• Exercise objective: Reproduce exactly, with no pictures, each line from the opening of the material down through the line containing "quarters = list(range(1, 41))".

• Source data:

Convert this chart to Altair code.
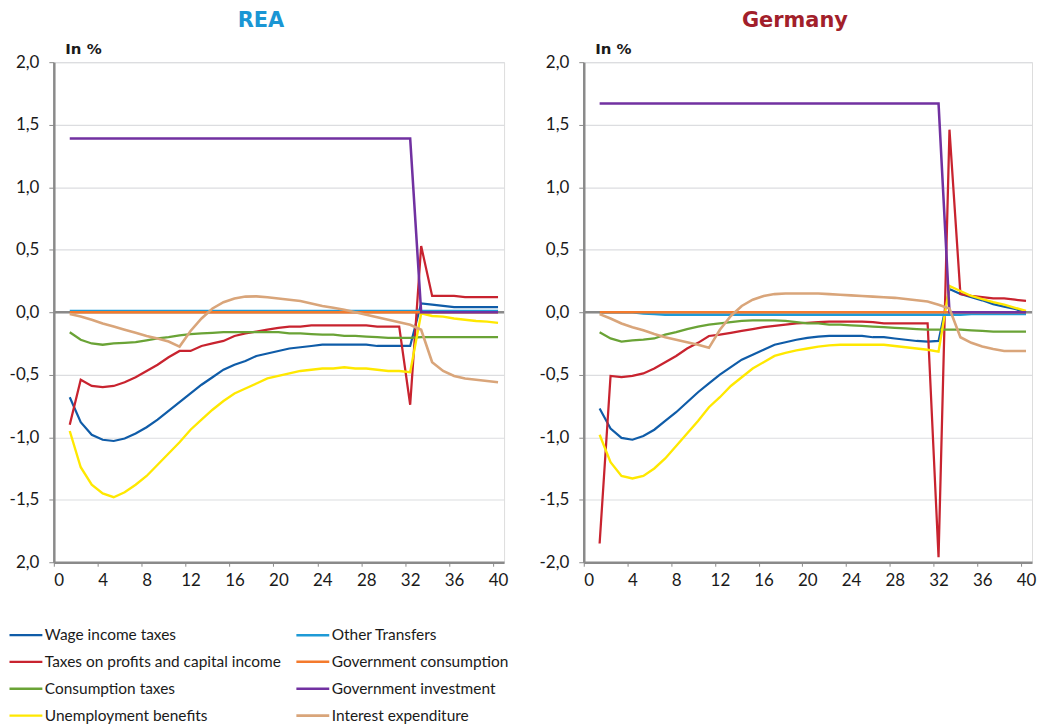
import altair as alt
import pandas as pd

quarters = list(range(1, 41))

series_names = [
    "Wage income taxes",
    "Taxes on profits and capital income",
    "Consumption taxes",
    "Unemployment benefits",
    "Other Transfers",
    "Government consumption",
    "Government investment",
    "Interest expenditure",
]
colors = {
    "Wage income taxes": "#0f5ca8",
    "Taxes on profits and capital income": "#c8232f",
    "Consumption taxes": "#6aa336",
    "Unemployment benefits": "#ffe800",
    "Other Transfers": "#1e9ad6",
    "Government consumption": "#f47a2c",
    "Government investment": "#7131a1",
    "Interest expenditure": "#d9a57a",
}
widths = {
    "Wage income taxes": 2.2,
    "Taxes on profits and capital income": 2.6,
    "Consumption taxes": 2.0,
    "Unemployment benefits": 2.8,
    "Other Transfers": 2.4,
    "Government consumption": 2.4,
    "Government investment": 2.0,
    "Interest expenditure": 2.6,
}

# ---------------- REA ----------------
rea_wage = [-0.68, -0.88, -0.98, -1.02, -1.03, -1.01, -0.97, -0.92, -0.86, -0.79,
            -0.72, -0.65, -0.58, -0.52, -0.46, -0.42, -0.39, -0.35, -0.33, -0.31,
            -0.29, -0.28, -0.27, -0.26, -0.26, -0.26, -0.26, -0.26, -0.27, -0.27,
            -0.27, -0.27, 0.07, 0.06, 0.05, 0.04, 0.04, 0.04, 0.04, 0.04]
rea_profits = [-0.90, -0.54, -0.59, -0.60, -0.59, -0.56, -0.52, -0.47, -0.42, -0.36,
               -0.31, -0.31, -0.27, -0.25, -0.23, -0.19, -0.17, -0.155, -0.14, -0.125,
               -0.115, -0.115, -0.105, -0.105, -0.105, -0.105, -0.105, -0.105, -0.115, -0.115,
               -0.115, -0.74, 0.53, 0.13, 0.13, 0.13, 0.12, 0.12, 0.12, 0.12]
rea_consumption = [-0.16, -0.22, -0.25, -0.26, -0.25, -0.245, -0.24, -0.225, -0.21, -0.20,
                   -0.185, -0.175, -0.17, -0.165, -0.16, -0.16, -0.16, -0.16, -0.16, -0.16,
                   -0.17, -0.17, -0.175, -0.18, -0.18, -0.19, -0.19, -0.195, -0.20, -0.205,
                   -0.205, -0.205, -0.20, -0.20, -0.20, -0.20, -0.20, -0.20, -0.20, -0.20]
rea_unemployment = [-0.95, -1.24, -1.38, -1.45, -1.48, -1.44, -1.38, -1.31, -1.22, -1.13,
                    -1.04, -0.94, -0.86, -0.78, -0.71, -0.65, -0.61, -0.57, -0.53, -0.51,
                    -0.49, -0.47, -0.46, -0.45, -0.45, -0.44, -0.45, -0.45, -0.46, -0.47,
                    -0.47, -0.48, -0.01, -0.03, -0.035, -0.05, -0.06, -0.07, -0.075, -0.085]
rea_other = [0.01] * 40
rea_govcons = [0.0] * 40
rea_govinv = [1.39] * 32 + [0.0] * 8
rea_interest = [-0.015, -0.035, -0.06, -0.09, -0.115, -0.14, -0.165, -0.19, -0.21, -0.235,
                -0.275, -0.15, -0.05, 0.03, 0.08, 0.11, 0.125, 0.127, 0.12, 0.11,
                0.10, 0.09, 0.07, 0.05, 0.035, 0.02, 0.0, -0.02, -0.04, -0.06,
                -0.08, -0.10, -0.14, -0.40, -0.47, -0.51, -0.53, -0.54, -0.55, -0.56]

# ---------------- Germany ----------------
de_wage = [-0.77, -0.93, -1.005, -1.02, -0.99, -0.94, -0.87, -0.80, -0.72, -0.64,
           -0.57, -0.50, -0.44, -0.38, -0.34, -0.30, -0.26, -0.24, -0.22, -0.205,
           -0.195, -0.19, -0.19, -0.19, -0.19, -0.20, -0.20, -0.21, -0.22, -0.23,
           -0.235, -0.23, 0.185, 0.145, 0.12, 0.095, 0.065, 0.045, 0.026, 0.0]
de_profits = [-1.85, -0.51, -0.52, -0.51, -0.49, -0.45, -0.40, -0.35, -0.29, -0.245,
              -0.19, -0.18, -0.165, -0.15, -0.135, -0.12, -0.11, -0.10, -0.09, -0.085,
              -0.08, -0.075, -0.075, -0.075, -0.075, -0.08, -0.09, -0.09, -0.09, -0.09,
              -0.09, -1.96, 1.46, 0.145, 0.13, 0.12, 0.11, 0.11, 0.10, 0.09]
de_consumption = [-0.16, -0.21, -0.235, -0.225, -0.22, -0.21, -0.18, -0.16, -0.135, -0.115,
                  -0.10, -0.09, -0.08, -0.07, -0.065, -0.065, -0.065, -0.07, -0.08, -0.09,
                  -0.09, -0.10, -0.10, -0.105, -0.11, -0.115, -0.12, -0.125, -0.13, -0.135,
                  -0.14, -0.14, -0.14, -0.14, -0.145, -0.15, -0.155, -0.155, -0.155, -0.155]
de_unemployment = [-0.98, -1.20, -1.31, -1.33, -1.31, -1.25, -1.17, -1.07, -0.97, -0.87,
                   -0.76, -0.68, -0.59, -0.52, -0.45, -0.40, -0.35, -0.325, -0.305, -0.29,
                   -0.275, -0.265, -0.26, -0.26, -0.26, -0.26, -0.26, -0.27, -0.28, -0.29,
                   -0.30, -0.315, 0.21, 0.17, 0.13, 0.105, 0.08, 0.06, 0.035, 0.01]
de_other = [0.0, 0.0, 0.0, 0.0, -0.01, -0.015] + [-0.02] * 28 + [-0.015] * 6
de_govcons = [0.0] * 40
de_govinv = [1.67] * 32 + [0.0] * 8
de_interest = [-0.015, -0.05, -0.09, -0.12, -0.145, -0.175, -0.20, -0.22, -0.24, -0.26,
               -0.285, -0.14, -0.03, 0.05, 0.10, 0.13, 0.145, 0.15, 0.15, 0.15,
               0.15, 0.145, 0.14, 0.135, 0.13, 0.125, 0.12, 0.115, 0.105, 0.095,
               0.085, 0.06, 0.03, -0.20, -0.245, -0.275, -0.295, -0.31, -0.31, -0.31]

y_ticks = [-2.0, -1.5, -1.0, -0.5, 0.0, 0.5, 1.0, 1.5, 2.0]
x_ticks = [0, 4, 8, 12, 16, 20, 24, 28, 32, 36, 40]

rea_series = [rea_wage, rea_profits, rea_consumption, rea_unemployment,
              rea_other, rea_govcons, rea_govinv, rea_interest]
de_series = [de_wage, de_profits, de_consumption, de_unemployment,
             de_other, de_govcons, de_govinv, de_interest]


def long_df(series_list):
    rows = []
    for k, (name, vals) in enumerate(zip(series_names, series_list)):
        for q, v in zip(quarters, vals):
            rows.append({"series": name, "order": k, "quarter": q, "value": v})
    return pd.DataFrame(rows)


FONT = "Lato"
BOLD_FONT = "DejaVu Sans"


def panel(series_list, title, title_color, bottom_label, width, title_dx):
    df = long_df(series_list)
    label_expr = (
        "datum.value == -2 ? '" + bottom_label + "' : "
        "(datum.value < 0 ? '-' : '') + replace(format(abs(datum.value), '.1f'), '.', ',')"
    )
    zero = alt.Chart(pd.DataFrame({"z": [0.0]})).mark_rule(
        color="#8a8a8a", strokeWidth=2.5
    ).encode(y=alt.Y("z:Q", scale=alt.Scale(domain=[-2, 2])))
    lines = alt.Chart(df).mark_line(strokeJoin="miter").encode(
        x=alt.X(
            "quarter:Q",
            scale=alt.Scale(domain=[-0.45, 40.55], nice=False, zero=False),
            axis=alt.Axis(
                values=x_ticks, title=None, grid=False, domainColor="#8a8a8a",
                domainWidth=2.5, tickColor="#8a8a8a", tickSize=4, tickOffset=-5,
                labelOffset=5,
                labelFontSize=17, labelColor="#1a1a1a", labelPadding=6, labelFont=FONT,
            ),
        ),
        y=alt.Y(
            "value:Q",
            scale=alt.Scale(domain=[-2, 2], nice=False),
            axis=alt.Axis(
                values=y_ticks, title="In %", titleAngle=0, titleAlign="left",
                titleBaseline="alphabetic", titleX=11, titleY=-9, titleFontSize=15,
                titleFontWeight="bold", titleColor="#1a1a1a", titleFont=BOLD_FONT,
                labelExpr=label_expr, labelFontSize=17, labelColor="#1a1a1a",
                labelFont=FONT, labelPadding=10, tickSize=5, tickColor="#8a8a8a",
                domainColor="#8a8a8a", domainWidth=2.5, gridColor="#dcdde0",
                gridWidth=1.2,
            ),
        ),
        color=alt.Color(
            "series:N",
            scale=alt.Scale(domain=series_names, range=[colors[s] for s in series_names]),
            legend=alt.Legend(
                title=None, orient="none", legendX=-46, legendY=557, columns=2,
                columnPadding=9, rowPadding=-6, symbolType="stroke",
                symbolSize=1089, symbolStrokeWidth=2.5, labelFontSize=15.5,
                labelFont=FONT, labelColor="#1a1a1a", labelOffset=1,
                labelLimit=400, direction="vertical",
            ),
        ),
        strokeWidth=alt.StrokeWidth(
            "series:N",
            scale=alt.Scale(domain=series_names, range=[widths[s] for s in series_names]),
            legend=None,
        ),
        order=alt.Order("order:Q"),
        detail="series:N",
    )
    return alt.layer(zero, lines).properties(
        width=width, height=502,
        title=alt.Title(title, color=title_color, fontSize=21, fontWeight="bold",
                        anchor="middle", frame="group", font=BOLD_FONT, offset=10,
                        dx=title_dx),
    )


left = panel(rea_series, "REA", "#1a96d4", "2,0", 452, -18)
right = panel(de_series, "Germany", "#a21f2b", "-2,0", 450, -13)

chart = alt.hconcat(left, right, spacing=29).configure_view(
    fill="#f0f1f3", stroke=None
).configure(font=FONT, padding={"left": 0, "top": 0, "right": 0, "bottom": 0})

chart.save("out.html", embed_options={"renderer": "svg", "actions": False})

• Answer to the problem:
Convert this chart to Altair code.
import altair as alt
import pandas as pd

quarters = list(range(1, 41))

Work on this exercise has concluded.